*The exercise*
The material below includes pictures; leave them out and return only the lines between the line containing "Generate a Python" and the line containing "y_labels = ['0.0', '2.1', '4.2', '6.2', '8.3']", inclusive, word for word.

=== Information supplied ===

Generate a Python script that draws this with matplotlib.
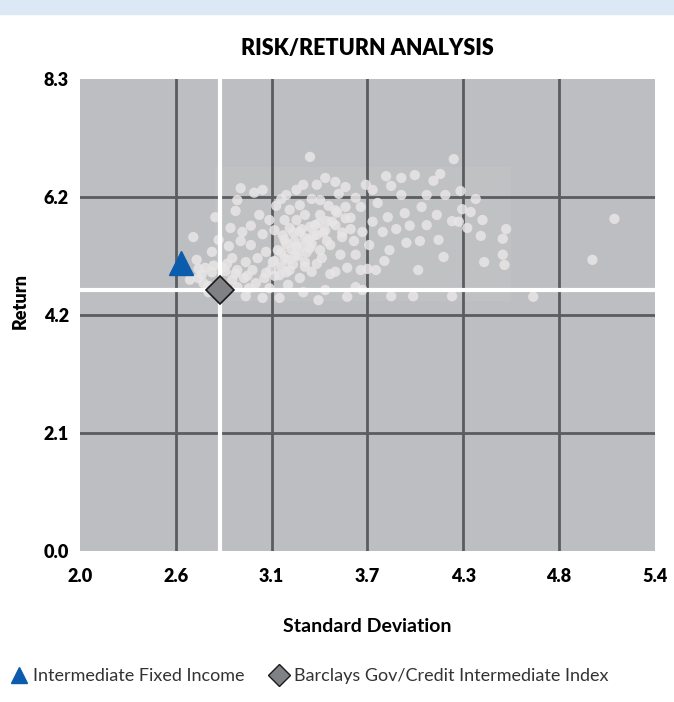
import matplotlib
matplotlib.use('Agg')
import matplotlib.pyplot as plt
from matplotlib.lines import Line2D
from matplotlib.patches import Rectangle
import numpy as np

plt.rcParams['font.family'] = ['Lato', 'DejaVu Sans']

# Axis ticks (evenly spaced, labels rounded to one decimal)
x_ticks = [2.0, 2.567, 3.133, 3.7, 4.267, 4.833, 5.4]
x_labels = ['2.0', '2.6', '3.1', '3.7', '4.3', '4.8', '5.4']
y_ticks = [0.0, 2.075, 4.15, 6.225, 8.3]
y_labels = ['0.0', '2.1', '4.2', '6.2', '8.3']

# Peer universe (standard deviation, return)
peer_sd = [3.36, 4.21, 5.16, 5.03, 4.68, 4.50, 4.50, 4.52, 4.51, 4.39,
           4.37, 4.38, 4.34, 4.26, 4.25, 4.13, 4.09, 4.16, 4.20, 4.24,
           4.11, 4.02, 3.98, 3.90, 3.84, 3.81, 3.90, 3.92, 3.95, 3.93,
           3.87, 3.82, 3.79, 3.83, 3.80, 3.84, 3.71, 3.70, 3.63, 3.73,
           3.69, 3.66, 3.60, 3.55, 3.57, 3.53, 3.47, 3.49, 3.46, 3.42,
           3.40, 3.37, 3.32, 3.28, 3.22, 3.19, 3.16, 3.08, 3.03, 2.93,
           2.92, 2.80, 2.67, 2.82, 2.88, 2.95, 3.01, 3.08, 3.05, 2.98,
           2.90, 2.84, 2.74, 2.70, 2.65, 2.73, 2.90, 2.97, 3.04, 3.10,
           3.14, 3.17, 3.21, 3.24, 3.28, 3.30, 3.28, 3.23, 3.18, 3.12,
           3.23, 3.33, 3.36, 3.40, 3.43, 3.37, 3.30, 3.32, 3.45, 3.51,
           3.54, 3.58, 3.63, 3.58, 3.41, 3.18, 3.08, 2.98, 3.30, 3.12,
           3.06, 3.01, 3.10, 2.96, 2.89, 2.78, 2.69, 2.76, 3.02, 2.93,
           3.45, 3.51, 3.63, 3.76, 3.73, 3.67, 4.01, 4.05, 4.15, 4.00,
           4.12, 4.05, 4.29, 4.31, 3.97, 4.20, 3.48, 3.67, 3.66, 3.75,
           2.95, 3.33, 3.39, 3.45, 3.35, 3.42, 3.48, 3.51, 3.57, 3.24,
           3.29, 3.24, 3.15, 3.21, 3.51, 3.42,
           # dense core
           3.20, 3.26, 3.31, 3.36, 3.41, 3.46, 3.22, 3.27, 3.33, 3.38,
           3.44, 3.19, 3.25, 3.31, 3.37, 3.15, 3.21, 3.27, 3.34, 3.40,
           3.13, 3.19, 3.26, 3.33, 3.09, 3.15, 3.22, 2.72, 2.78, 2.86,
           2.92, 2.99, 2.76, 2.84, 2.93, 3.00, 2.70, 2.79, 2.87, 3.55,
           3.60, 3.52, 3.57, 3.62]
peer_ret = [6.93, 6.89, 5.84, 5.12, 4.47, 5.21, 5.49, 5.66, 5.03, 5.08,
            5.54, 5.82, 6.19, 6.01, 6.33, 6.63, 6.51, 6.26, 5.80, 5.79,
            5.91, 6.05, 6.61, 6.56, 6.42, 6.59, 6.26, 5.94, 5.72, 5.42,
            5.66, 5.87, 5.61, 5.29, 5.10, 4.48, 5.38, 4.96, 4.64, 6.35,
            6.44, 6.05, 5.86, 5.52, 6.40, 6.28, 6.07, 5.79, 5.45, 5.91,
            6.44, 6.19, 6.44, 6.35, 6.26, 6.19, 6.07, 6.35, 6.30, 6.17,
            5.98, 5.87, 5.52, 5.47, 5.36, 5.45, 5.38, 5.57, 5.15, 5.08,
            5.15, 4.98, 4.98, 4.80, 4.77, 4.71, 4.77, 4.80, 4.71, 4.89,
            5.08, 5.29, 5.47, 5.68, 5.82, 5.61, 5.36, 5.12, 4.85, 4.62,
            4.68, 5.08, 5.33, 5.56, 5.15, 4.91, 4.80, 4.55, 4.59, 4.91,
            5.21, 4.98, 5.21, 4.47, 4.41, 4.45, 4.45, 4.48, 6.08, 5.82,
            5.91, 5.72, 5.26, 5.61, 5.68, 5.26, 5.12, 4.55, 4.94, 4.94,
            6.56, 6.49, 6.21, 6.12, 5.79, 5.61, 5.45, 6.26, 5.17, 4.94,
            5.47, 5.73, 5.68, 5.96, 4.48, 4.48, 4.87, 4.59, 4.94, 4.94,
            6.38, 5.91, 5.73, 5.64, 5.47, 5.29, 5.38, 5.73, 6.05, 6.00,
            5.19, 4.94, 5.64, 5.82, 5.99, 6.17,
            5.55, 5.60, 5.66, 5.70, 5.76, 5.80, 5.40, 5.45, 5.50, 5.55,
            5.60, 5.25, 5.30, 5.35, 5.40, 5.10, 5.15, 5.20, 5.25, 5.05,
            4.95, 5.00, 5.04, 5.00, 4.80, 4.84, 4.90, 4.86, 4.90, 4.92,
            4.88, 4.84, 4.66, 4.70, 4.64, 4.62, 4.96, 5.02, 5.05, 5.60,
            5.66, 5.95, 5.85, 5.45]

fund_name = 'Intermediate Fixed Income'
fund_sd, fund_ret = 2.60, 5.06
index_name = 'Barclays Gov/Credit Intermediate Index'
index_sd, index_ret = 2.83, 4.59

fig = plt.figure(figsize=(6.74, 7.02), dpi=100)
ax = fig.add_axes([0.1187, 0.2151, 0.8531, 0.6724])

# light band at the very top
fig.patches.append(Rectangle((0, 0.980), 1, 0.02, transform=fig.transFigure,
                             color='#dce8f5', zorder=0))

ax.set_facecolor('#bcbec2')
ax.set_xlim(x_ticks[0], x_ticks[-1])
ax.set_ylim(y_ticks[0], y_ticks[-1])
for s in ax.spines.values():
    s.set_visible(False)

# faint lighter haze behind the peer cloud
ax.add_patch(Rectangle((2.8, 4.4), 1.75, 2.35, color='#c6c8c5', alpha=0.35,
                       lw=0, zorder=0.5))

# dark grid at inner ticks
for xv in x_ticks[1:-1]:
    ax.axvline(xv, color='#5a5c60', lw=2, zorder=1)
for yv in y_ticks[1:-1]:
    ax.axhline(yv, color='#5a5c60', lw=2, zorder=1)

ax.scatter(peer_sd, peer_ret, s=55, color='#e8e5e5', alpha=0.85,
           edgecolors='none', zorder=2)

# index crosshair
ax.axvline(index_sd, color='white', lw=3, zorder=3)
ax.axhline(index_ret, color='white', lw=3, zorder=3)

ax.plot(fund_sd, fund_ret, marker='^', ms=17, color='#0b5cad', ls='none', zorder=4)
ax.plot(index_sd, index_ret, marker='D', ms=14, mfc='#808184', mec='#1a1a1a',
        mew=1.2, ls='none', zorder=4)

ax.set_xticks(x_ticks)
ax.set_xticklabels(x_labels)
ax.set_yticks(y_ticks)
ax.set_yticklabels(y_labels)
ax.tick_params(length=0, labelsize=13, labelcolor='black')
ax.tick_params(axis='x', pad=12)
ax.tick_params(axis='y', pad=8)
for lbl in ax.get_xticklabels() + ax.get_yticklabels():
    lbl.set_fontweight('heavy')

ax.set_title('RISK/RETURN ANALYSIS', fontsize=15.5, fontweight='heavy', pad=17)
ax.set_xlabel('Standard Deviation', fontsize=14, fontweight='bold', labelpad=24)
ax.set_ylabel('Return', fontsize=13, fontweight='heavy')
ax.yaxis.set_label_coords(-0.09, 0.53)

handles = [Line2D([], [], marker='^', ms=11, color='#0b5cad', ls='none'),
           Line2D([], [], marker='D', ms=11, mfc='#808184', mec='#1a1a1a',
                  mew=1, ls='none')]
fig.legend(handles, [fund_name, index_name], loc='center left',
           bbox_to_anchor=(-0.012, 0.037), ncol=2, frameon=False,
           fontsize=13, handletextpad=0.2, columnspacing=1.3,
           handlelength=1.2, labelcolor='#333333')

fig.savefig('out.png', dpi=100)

===
=== Information supplied ===

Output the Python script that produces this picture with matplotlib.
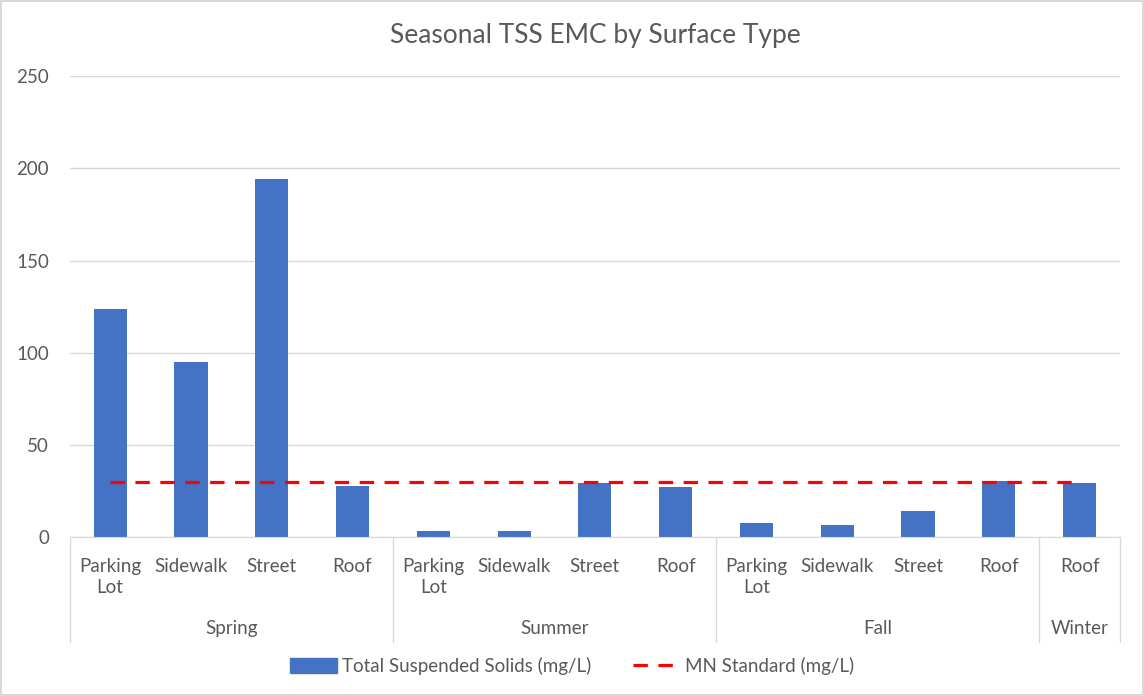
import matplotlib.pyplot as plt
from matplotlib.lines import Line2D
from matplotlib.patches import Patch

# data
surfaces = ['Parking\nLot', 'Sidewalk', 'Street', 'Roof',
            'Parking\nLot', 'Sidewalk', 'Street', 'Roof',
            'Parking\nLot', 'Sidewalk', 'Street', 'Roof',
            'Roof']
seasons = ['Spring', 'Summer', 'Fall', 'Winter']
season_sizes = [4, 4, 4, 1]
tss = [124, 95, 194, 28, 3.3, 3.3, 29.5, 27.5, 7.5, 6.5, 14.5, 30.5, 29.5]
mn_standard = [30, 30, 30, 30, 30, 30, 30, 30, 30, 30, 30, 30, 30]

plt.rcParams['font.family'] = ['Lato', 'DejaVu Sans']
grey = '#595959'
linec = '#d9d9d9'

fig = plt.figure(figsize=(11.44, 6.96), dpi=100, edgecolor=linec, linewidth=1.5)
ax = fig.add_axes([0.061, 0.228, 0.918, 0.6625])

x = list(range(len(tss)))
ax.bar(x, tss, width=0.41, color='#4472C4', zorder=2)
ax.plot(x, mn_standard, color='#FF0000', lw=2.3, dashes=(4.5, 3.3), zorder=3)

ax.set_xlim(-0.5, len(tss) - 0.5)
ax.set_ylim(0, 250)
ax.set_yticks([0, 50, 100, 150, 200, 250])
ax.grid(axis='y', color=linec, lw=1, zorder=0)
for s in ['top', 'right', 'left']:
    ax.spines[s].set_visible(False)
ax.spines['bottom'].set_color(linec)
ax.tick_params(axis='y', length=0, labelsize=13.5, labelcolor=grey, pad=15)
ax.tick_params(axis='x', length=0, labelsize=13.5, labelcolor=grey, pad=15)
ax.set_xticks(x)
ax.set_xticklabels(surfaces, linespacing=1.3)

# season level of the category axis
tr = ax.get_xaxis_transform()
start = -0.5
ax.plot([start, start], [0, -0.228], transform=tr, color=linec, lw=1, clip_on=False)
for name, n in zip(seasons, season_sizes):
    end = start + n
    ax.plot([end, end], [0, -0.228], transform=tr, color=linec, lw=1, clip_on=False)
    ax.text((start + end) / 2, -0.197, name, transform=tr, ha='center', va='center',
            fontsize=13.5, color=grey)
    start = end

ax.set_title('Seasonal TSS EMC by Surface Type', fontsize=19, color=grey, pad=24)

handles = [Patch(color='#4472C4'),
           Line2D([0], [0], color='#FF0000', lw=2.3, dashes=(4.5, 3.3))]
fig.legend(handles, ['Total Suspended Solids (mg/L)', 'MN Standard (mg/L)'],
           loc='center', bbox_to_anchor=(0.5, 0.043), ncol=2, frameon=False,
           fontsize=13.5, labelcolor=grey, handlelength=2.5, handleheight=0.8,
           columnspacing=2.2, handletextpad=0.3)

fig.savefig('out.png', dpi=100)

===
=== Information supplied ===

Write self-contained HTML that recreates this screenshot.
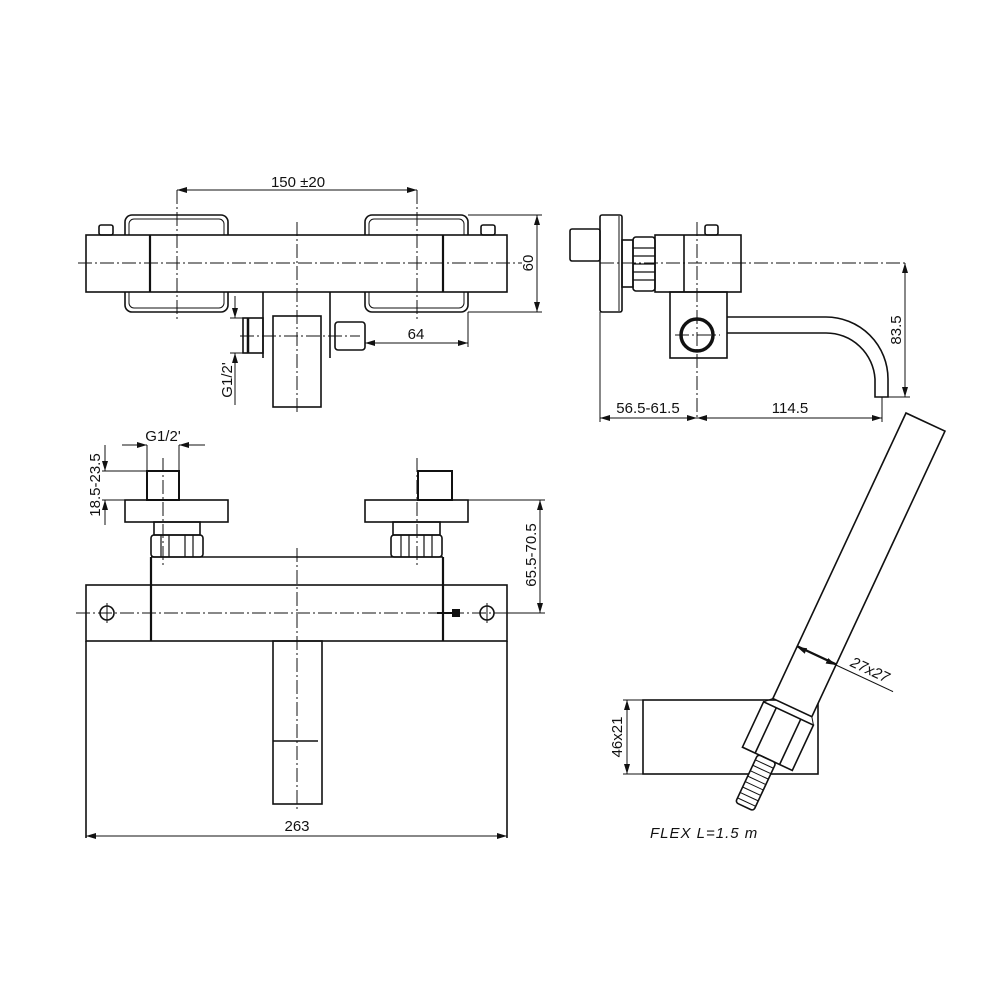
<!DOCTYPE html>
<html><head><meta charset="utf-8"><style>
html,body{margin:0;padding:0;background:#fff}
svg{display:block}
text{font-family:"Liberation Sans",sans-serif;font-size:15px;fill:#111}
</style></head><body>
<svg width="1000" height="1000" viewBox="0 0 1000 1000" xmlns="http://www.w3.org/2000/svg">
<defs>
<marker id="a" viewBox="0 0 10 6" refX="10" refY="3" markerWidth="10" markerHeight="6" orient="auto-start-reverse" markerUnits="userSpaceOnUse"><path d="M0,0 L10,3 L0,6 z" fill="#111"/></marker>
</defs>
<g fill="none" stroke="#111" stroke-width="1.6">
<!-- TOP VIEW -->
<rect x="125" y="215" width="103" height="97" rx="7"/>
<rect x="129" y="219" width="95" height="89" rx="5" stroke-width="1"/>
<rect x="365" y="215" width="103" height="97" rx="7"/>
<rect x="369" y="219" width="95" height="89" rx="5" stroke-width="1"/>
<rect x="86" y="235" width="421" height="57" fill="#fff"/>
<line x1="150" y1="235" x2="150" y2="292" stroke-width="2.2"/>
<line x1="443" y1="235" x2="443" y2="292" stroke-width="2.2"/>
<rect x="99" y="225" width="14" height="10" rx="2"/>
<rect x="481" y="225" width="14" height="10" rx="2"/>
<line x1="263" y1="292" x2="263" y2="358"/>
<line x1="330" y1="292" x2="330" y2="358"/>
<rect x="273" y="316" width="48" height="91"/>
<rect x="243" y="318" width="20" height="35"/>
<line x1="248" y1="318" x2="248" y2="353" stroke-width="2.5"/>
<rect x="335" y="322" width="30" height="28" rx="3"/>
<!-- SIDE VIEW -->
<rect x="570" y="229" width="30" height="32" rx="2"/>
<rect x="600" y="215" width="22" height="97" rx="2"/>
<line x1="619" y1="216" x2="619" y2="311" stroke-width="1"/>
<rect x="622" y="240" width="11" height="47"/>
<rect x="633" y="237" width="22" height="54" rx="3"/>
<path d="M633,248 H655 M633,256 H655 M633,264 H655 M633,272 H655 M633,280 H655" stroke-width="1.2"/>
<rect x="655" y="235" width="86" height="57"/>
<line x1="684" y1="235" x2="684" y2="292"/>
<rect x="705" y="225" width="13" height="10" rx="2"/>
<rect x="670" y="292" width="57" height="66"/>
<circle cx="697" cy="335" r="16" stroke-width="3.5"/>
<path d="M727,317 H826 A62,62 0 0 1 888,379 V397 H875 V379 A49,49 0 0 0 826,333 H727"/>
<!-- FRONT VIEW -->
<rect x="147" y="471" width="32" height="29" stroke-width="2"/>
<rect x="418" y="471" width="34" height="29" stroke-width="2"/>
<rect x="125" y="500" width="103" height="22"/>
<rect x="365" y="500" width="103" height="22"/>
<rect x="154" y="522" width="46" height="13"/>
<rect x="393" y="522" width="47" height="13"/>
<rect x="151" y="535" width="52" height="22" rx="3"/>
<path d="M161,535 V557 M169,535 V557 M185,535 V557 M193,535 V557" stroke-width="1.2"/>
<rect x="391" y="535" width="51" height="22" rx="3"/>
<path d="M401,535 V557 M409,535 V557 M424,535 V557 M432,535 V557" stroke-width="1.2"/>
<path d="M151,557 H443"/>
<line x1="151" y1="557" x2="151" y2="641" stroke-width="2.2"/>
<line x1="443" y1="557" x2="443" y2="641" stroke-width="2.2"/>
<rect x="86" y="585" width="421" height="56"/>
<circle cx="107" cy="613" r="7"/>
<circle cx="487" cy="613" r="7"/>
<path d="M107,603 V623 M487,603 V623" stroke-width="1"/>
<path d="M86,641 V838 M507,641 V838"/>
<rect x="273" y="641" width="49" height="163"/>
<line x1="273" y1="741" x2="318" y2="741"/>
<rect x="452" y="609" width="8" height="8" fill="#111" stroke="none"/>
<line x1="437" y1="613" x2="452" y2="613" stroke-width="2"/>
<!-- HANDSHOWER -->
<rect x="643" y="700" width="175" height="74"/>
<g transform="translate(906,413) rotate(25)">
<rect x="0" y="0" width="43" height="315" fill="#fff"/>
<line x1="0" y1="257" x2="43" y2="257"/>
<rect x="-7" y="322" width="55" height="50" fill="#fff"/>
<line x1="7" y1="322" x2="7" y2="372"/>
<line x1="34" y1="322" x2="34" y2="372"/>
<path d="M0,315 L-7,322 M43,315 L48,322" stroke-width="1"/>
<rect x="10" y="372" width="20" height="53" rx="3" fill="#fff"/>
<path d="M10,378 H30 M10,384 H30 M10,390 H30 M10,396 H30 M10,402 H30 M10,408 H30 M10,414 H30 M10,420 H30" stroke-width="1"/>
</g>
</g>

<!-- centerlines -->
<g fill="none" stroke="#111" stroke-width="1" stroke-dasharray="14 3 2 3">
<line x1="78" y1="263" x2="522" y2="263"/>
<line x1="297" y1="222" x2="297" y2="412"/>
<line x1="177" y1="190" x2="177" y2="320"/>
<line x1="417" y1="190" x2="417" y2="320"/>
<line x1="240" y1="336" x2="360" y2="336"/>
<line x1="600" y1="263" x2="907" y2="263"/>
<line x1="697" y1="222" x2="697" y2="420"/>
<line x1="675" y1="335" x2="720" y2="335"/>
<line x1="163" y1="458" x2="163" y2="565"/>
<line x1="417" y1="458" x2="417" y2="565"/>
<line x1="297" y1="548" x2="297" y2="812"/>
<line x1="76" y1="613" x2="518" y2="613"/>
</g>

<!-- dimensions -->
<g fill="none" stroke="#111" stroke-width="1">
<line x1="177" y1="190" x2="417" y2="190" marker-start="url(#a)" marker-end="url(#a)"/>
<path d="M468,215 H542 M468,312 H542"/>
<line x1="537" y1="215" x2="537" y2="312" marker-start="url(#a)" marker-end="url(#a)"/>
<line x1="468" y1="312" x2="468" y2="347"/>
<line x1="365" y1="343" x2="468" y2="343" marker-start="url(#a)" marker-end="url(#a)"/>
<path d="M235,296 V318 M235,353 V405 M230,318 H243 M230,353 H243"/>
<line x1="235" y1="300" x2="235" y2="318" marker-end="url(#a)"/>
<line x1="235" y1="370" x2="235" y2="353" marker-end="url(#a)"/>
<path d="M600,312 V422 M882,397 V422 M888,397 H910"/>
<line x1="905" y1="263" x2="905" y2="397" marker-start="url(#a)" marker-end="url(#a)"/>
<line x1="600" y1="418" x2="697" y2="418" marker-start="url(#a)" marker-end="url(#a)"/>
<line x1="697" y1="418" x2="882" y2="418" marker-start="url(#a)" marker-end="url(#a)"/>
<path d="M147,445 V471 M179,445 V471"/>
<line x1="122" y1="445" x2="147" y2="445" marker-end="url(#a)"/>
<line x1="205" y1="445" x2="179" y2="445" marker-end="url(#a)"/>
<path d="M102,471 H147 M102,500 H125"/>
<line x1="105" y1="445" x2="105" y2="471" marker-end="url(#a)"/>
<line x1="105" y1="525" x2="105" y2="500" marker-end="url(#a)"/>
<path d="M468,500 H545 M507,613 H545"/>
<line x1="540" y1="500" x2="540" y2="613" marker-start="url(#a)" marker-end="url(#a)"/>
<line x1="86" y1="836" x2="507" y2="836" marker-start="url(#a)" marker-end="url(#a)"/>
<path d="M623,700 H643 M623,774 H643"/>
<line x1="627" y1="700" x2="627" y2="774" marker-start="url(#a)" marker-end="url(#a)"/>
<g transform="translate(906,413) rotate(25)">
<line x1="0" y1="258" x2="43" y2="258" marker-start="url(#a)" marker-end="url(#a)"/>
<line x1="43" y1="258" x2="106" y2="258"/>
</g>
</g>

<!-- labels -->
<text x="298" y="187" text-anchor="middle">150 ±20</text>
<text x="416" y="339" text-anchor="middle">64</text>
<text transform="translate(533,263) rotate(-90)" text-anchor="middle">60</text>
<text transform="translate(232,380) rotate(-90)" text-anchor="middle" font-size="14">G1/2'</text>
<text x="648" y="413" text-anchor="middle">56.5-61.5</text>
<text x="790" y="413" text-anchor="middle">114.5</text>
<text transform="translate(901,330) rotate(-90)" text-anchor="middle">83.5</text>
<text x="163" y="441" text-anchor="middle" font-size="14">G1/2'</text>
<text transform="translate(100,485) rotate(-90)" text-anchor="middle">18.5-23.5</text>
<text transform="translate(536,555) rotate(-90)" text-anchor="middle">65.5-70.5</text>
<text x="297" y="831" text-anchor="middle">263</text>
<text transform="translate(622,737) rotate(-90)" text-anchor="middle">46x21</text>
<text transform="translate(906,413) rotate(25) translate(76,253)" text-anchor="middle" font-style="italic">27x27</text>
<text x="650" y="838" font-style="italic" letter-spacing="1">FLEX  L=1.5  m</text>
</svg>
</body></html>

===

*Solution to this exercise*
Generate a Python script that draws this with matplotlib.
import matplotlib
matplotlib.use('Agg')
import matplotlib.pyplot as plt
from matplotlib.lines import Line2D
from matplotlib.patches import Rectangle
import numpy as np

plt.rcParams['font.family'] = ['Lato', 'DejaVu Sans']

# Axis ticks (evenly spaced, labels rounded to one decimal)
x_ticks = [2.0, 2.567, 3.133, 3.7, 4.267, 4.833, 5.4]
x_labels = ['2.0', '2.6', '3.1', '3.7', '4.3', '4.8', '5.4']
y_ticks = [0.0, 2.075, 4.15, 6.225, 8.3]
y_labels = ['0.0', '2.1', '4.2', '6.2', '8.3']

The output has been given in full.